Flying electric ferry: Created by Artemis Technologies, the EF-24 passenger ferry will run entirely on electricity and produce zero emissions. The first ferry will be operated by Condor Ferries on a pilot scheme from Belfast to Bangor, Co Down. “The zero-emission ferry that will be seen departing Belfast in 2024, aptly named ‘Zero’, will be the first we build at our manufacturing hub in the city, but it is only the start,” said Iain Percy, founder, Artemis Technologies. With a top speed of 69 kilometers per hour and 50 passenger capacity, the vessels will “fly above the water” with underwater wings lifting up like a plane taking off. Raising the hull above water cuts drag, delivering estimated fuel cost savings of up to 85% compared to conventional diesel powered ferries.
The big comeback — wolves, bears, and bison: 50 species are making a comeback across Europe, according to a European Wildlife Comeback report. From loggerhead turtles and Eurasian otters to humpback whales, bison, and wolverines, many previously struggling species have made hopeful recoveries. Factors such as increased legal protection, the creation of corridors between protected areas, recovery of prey species, reintroductions, and a public that insists on protecting wild animals have contributed to this recovery.
Climate change loss and damage: Denmark became the first central government of a developed country to propose funding devoted to “loss and damage” – which refers to those ravages of climate related disasters so extreme that no protection against them is possible. In September, it became the first country to offer “loss and damage” compensation for those in the most climate vulnerable regions of the world.
Climate scores for bank bonds: The European Central Bank (ECB) said that it will give corporations climate scores before it buys their bonds; the ECG also intends to prioritize those doing more to reveal and reduce greenhouse gas emissions. The companies’ scores would measure progress in reducing past emissions, plans to reduce them in the future, and completeness of reporting the amount of greenhouse gases they are emitting. The overall climate score combines how companies perform compared with their peers in a specific sector as well as compared with all eligible bond issuers; objectives set by issuers to reduce their greenhouse gas emissions in the future; and, the assessment of issuers’ reporting of greenhouse gas emissions.
Patagonia’s ultimate philanthropy: Rather than selling the company or taking it public, Yvon Chouinard, who founded the outdoor apparel brand almost 50 years ago, is transferring his family’s ownership to a charitable trust.

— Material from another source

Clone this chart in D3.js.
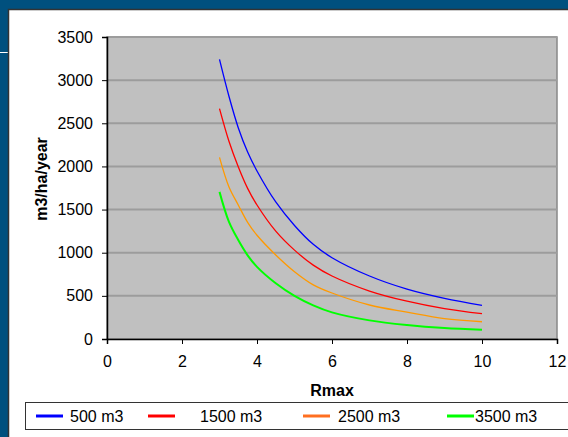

The agreement, endorsed by his wife and two children, make the Earth the sole shareholder and beneficiary of any profits not reinvested back into the business. By transferring their ownership of Patagonia, valued at about $3 billion, around $100 million a year will be used to combat climate change and protect undeveloped land around the globe.
Solar power helped the EU avoid billions in summer gas imports: Solar power accounted for 12.2% of the European Union’s electricity generated this summer – the highest share on record for the 27-country grouping. This power would have cost as much as €29 billion had it come from natural gas burning plants, according to analysts from energy think tank Ember.
Ads for climate-damaging meat: Billions of dollars are spent each year on food and beverage advertising in order to sway people’s food choices. In an effort to reduce the consumption of meat and the greenhouse gas (GHG) emissions it produces, the Dutch city of Haarlem is placing a ban on meat advertisements in public spaces, in what is being hailed as a world first. The ban, which is set to begin in 2024, aims to reduce meat consumption and the impacts of the climate crisis. It will apply to meat that comes from large-scale industrial farming.
South African court revokes Shell’s oil and gas exploration rights: A South African court has prohibited Shell from offshore oil and gas exploration along the ecologically sensitive Wild Coast region in the Eastern Cape province, citing concerns over the seismic waves’ impact on marine life. The court decision has been hailed by campaigners as a “massive victory” for the planet. Activists took the matter to court, which ultimately ruled that Shell’s exploration rights were granted illegally by the government.